Società

Siria: Obama vuole guerra lampo, Italia si tira fuori

Questa notizia è stata scritta più di un anno fa old news

NEW YORK (WSI) – Stati Uniti, Francia e Gran Bretagna pronti a sferrare un attacco militare contro la Siria. Al momento sono in corso consultazioni tra il presidente americano Barack Obama e i leader internazionali. Obama pensa a una guerra lampo, mentre l’Iran parla di “ritorsioni anche su Israele”, facendo salire alle stelle il termometro delle tensioni geopolitiche. Alcune fonti di Damasco dichiarano: “Se gli Usa ci colpiranno siamo pronti a contrattaccare Israele”. “Se Damasco viene attaccata, anche Tel Aviv verrà presa di mira e una vera guerra contro la Siria produrrà una licenza per attaccare Israele”, avrebbe detto la fonte anonima all’agenzia iraniana Fars – Siamo sicuri che se la Siria è attaccata – ha affermatoil militare siriano – anche Israele sarà messo a fuoco e un simile attacco impegnerà i vicini della Siria”.

Un qualsiasi attacco andrebbe a colpire secondo le fonti target ben precisi, ovvero gli arsenali militari della Siria: non avrebbe invece come obiettivo la deposizione del regime di Bashar al Assad.

“Questa non sarà una guerra nel Medio Oriente; non ha neanche a che fare con il conflitto in Siria – ha detto Cameron, stando a quanto riporta Bloomberg, in un intervento televisivo – Ha a che fare con l’utilizzo di armi chimiche, al fine di far capire al mondo che siamo contrari al loro uso”. Il riferimento è all’attacco con armi chimiche che, stando a quanto hanno reso noto i ribelli, ha ucciso la scorsa settimana, a Damasco, 1.300 persone.

Un attacco militare potrebbe però essere ritardato almeno fino a quando gli ispettori delle Nazioni Unite, che si trovano in Siria, non abbiano in mano prove sul possesso e utilizzo di armi chimiche. Gli ispettori hanno riferito che avrebbero bisogno di altri quattro giorno per completare il loro lavoro. Troppo tempo, forse, visto che altre fonti riferiscono che già domani potrebbe arrivare l’ok all’inizio delle operazioni militari.

Intanto la Russia, contraria a un intervento militare, sta procedendo all’evacuazione di 80 dei suoi cittadini che si trovano in Siria e potrebbe inviare un altro aereo.
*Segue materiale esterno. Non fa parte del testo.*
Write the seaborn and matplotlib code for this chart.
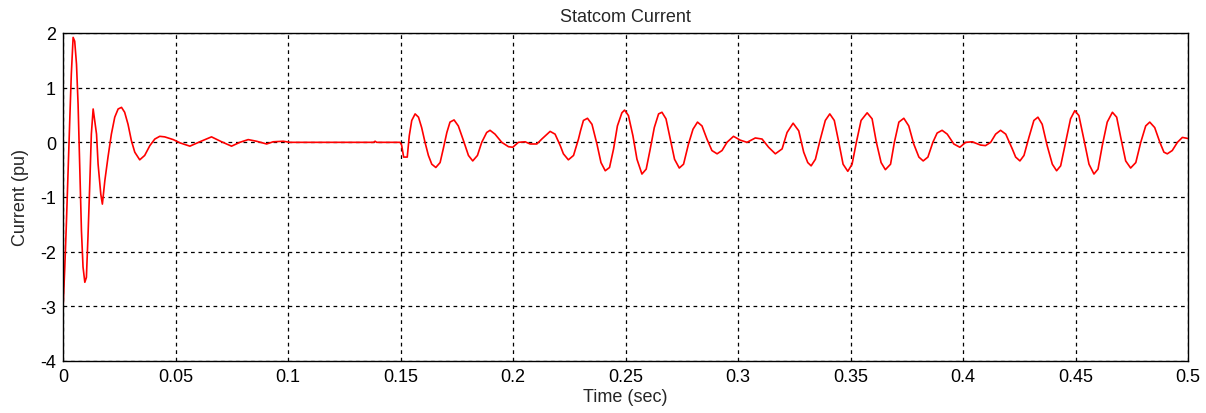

Contraria anche l’Italia, che si rifiuta di intervenire senza un mandato delle Nazioni Unite. “L’Italia non prenderebbe parte a soluzioni militari al di fuori di un mandato del Consiglio di sicurezza dell’Onu”, ha precisato il ministro degli Esteri Emma Bonino alle Commissioni Esteri congiunte. E anche se ci fosse il via libera dell’Onu, non scatterebbe “nessun automatismo” ma si aprirebbe uno “scenario di legalità internazionale ad oggi totalmente inesistente” che aprirebbe la strada ad un “serio dibattito in Parlamento”. Lo ha detto il Ministro degli Esteri Emma Bonino rispondendo ad una domanda “Radio anch’io”.

“La Siria non è il Kosovo, non è così chiaro chi dobbiamo andare ad aiutare. I gas nervini sono un’atrocità ma solo le Nazioni Unite possono arrivare a conclusioni certe – ha ribadito Bonino in una intervista al Mattino -Voglio essere chiara: siamo di fronte a un crimine di guerra e il governo italiano si associa pienamente alla condanna internazionale. Tuttavia l`Italia non parteciperà attivamente ad azioni militari deliberate e attuate al di fuori del contesto delle Nazioni Unite.

Il ministro ha ricordato che “il nostro Paese è già impegnato ai limiti delle sue possibilità in diversi teatri internazionali: in Libano con 1100 uomini, in Afghanistan con 3200 soldati, nei Balcani con 650 effettivi, nell`Oceano Indiano con più di 300 uomini, nel Sinai con 80 osservatori”, senza citare tutte le altre presenze minori, “in Libia, Somalia, Mali, Emirati Arabi, Malta etc. per un totale di quasi 6000 militari”.

Damasco, dal canto suo, è pronta a reagire. “Abbiamo tutti i mezzi per difenderci e li sorprenderemo. Dobbiamo credere nella nostra vittoria”, ha detto il ministro degli Esteri Walid al-Muallem.

“Non c’è alcuna rassicurazione sul fatto che un attacco limitato non scatenerebbe una dura reazione da parte del regime, dando il via a un’escalation – ha commentato Jeffrei White, ex analista della Defense Intelligence Agency, ora professore presso il Washington Institute for Near East Policy.